Invité du club d'échanges RDS (Réalités du dialogue social) hier matin à Paris, cet ingénieur de travaux publics de 49 ans revendique de s'inscrire dans la continuité d'un syndicat né de la scission, en 1947, de la CGT. "J'ai relu toutes les motions de FO depuis l'origine. Ce sont toujours des programmes économiques et sociaux. Par exemple, la motion de 1973 qui contient des idées sur le mix énergétique souhaitable pour la France reste d'une actualité étonnante", a-t-il lancé.

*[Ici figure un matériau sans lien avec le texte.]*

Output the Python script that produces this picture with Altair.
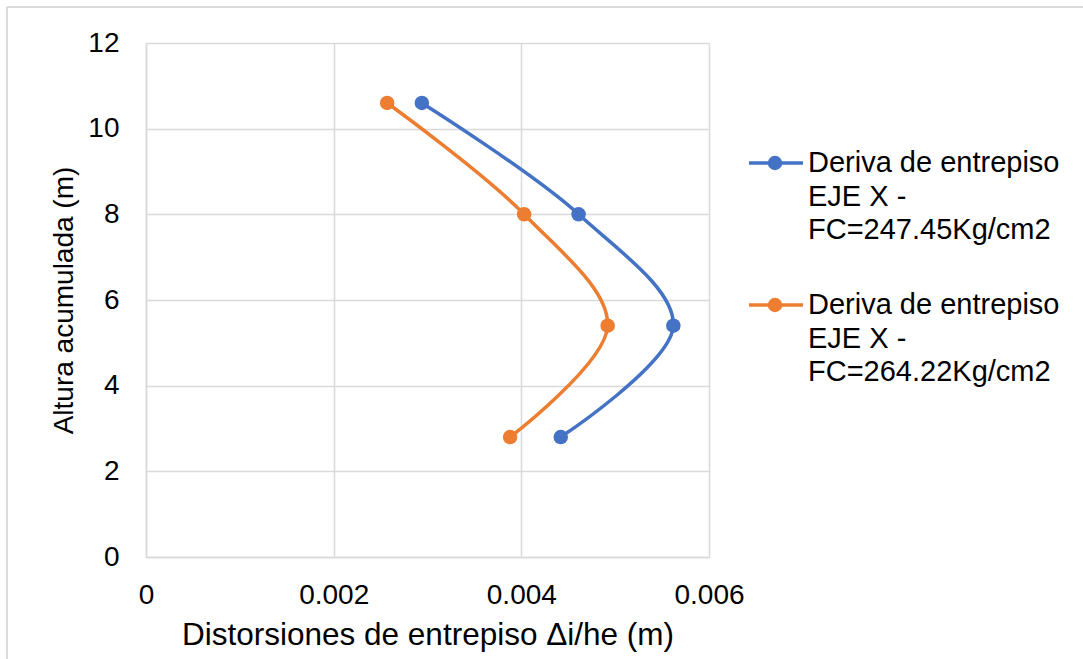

 Nous n'avons pas fait assez de propositions ces dernières années

 

Et Pascal Pavageau de noter que malheureusement ces dernières années, c'est surtout des positions défensives que le syndicat a exprimées face aux politiques : "Quand il n'y a plus de grain à moudre, on finit par ne se concentrer que sur la défense de la meule. Nous avons fait peu de propositions. L'une des exceptions était l'idée de créer une banque publique d'investissement, qui a été reprise par le gouvernement avec la création de la BPI".

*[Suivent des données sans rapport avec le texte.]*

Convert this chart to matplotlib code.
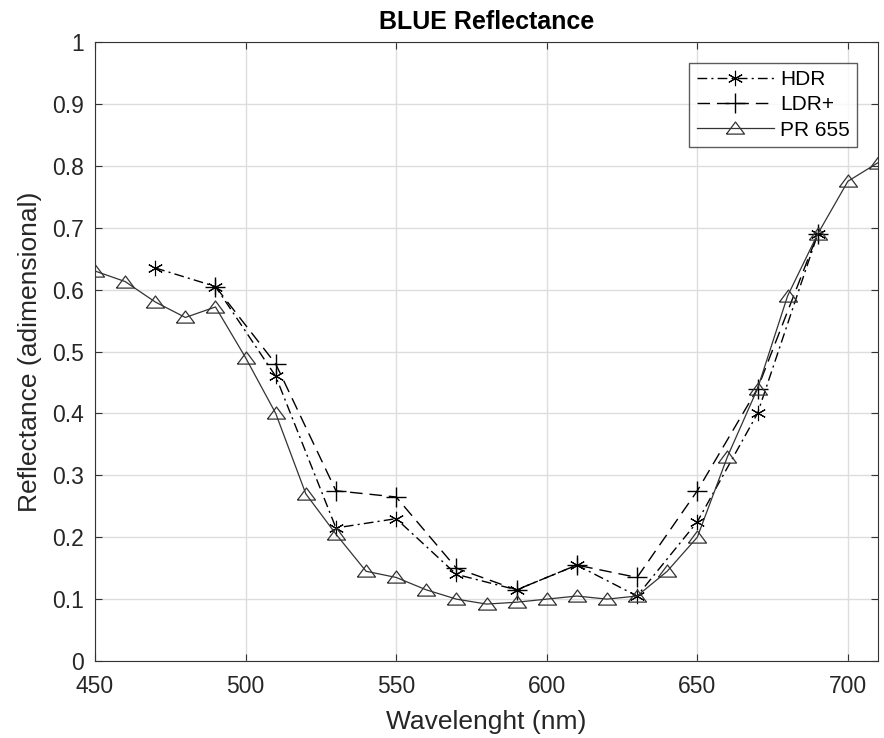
import matplotlib
matplotlib.use("Agg")
import matplotlib.pyplot as plt

plt.rcParams["font.family"] = ["Liberation Sans", "DejaVu Sans"]

# HDR measurements (asterisk markers)
hdr_wl = [470, 490, 510, 530, 550, 570, 590, 610, 630, 650, 670, 690]
hdr_refl = [0.635, 0.605, 0.46, 0.215, 0.23, 0.14, 0.115, 0.155, 0.105, 0.225, 0.40, 0.69]

# LDR+ measurements (plus markers)
ldr_wl = [490, 510, 530, 550, 570, 590, 610, 630, 650, 670, 690]
ldr_refl = [0.605, 0.48, 0.275, 0.265, 0.15, 0.115, 0.155, 0.135, 0.275, 0.44, 0.69]

# PR 655 spectroradiometer (triangle markers)
pr_wl = [450, 460, 470, 480, 490, 500, 510, 520, 530, 540, 550, 560, 570, 580,
         590, 600, 610, 620, 630, 640, 650, 660, 670, 680, 690, 700, 710]
pr_refl = [0.63, 0.613, 0.58, 0.555, 0.572, 0.49, 0.40, 0.27, 0.205, 0.145, 0.135,
           0.115, 0.10, 0.092, 0.095, 0.10, 0.105, 0.10, 0.105, 0.145, 0.20, 0.33,
           0.44, 0.59, 0.69, 0.775, 0.805]

# MATLAB-like wide triangle
tri = [(-1, -0.62), (1, -0.62), (0, 0.72), (-1, -0.62)]

fig = plt.figure(figsize=(8.84, 7.38), dpi=100)
ax = fig.add_axes([0.1075, 0.1043, 0.8857, 0.8388])

ax.plot(hdr_wl, hdr_refl, linestyle=(0, (7, 3, 1.5, 3)), color="black", linewidth=1.0,
        marker=(6, 2, 0), markersize=11, markeredgewidth=0.8, label="HDR")
ax.plot(ldr_wl, ldr_refl, linestyle=(0, (9, 5)), color="black", linewidth=1.0,
        marker="+", markersize=14, markeredgewidth=1.0, label="LDR+")
ax.plot(pr_wl, pr_refl, linestyle="-", color="#333333", linewidth=0.9,
        marker=tri, markersize=13, markerfacecolor="none", markeredgecolor="#333333",
        markeredgewidth=0.9, label="PR 655")

ax.set_xlim(450, 710)
ax.set_ylim(0, 1)
ax.set_xticks(range(450, 701, 50))
ax.set_yticks([i / 10 for i in range(11)])
ax.set_yticklabels(["0", "0.1", "0.2", "0.3", "0.4", "0.5", "0.6", "0.7", "0.8", "0.9", "1"])
ax.grid(True, color="#dddddd", linewidth=1.0)
ax.set_axisbelow(True)
ax.tick_params(direction="in", labelsize=16.5, top=True, right=True, length=5,
               color="#333333", labelcolor="#262626")
ax.tick_params(axis="y", pad=8)
ax.tick_params(axis="x", pad=10)
for s in ax.spines.values():
    s.set_color("#333333")

ax.set_xlabel("Wavelenght (nm)", fontsize=19, color="#262626", labelpad=9)
ax.set_ylabel("Reflectance (adimensional)", fontsize=19, color="#262626", labelpad=7)
ax.set_title("BLUE Reflectance", fontsize=18, fontweight="bold", pad=9)

leg = ax.legend(loc="upper right", fontsize=15, frameon=True, fancybox=False,
                edgecolor="#333333", handlelength=3.7, borderaxespad=1.0,
                labelspacing=0.3, handletextpad=0.3, borderpad=0.35)
leg.get_frame().set_linewidth(1.0)

fig.savefig("out.png", dpi=100)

Le nouveau secrétaire général de FO, qui précise ne jamais s'exprimer sans mandat, veut donner un nouveau souffle à ce programme économique et social susceptible d'inspirer le gouvernement comme les parlementaires : "La motion du dernier congrès comporte deux pages sur la laïcité, ce que nous n'avions jamais fait, et traite aussi du numérique. Et nous sortirons en fin d'année un fascicule sur l'environnement". Pascal Pavageau milite aussi pour le retour en grâce des filières industrielles lancées par les derniers gouvernements et prône des politiques européennes concertées "pour un nouvel EADS (ou Airbus) du photovoltaïque ou de la déconstruction navale". Mais il a l'impression que le gouvernement ne s'intéresse guère à l'industrie et à ses emplois...

Télétravail, nouvelles formes d'emploi : de futurs sujets de négociation interprofessionnelle ?

Redevenir une force de propositions tout en revendiquant une certaine distance à l'égard de l'Exécutif, car "nous ne sommes pas les garants de l'intérêt général" : c'est donc le pari de Pascal Pavageau. Ce pari repose toujours sur l'affirmation d'une confiance dans la négociation collective, "mise à mal par la loi Travail avec l'inversion de la hiérarchie des normes et par les ordonnances".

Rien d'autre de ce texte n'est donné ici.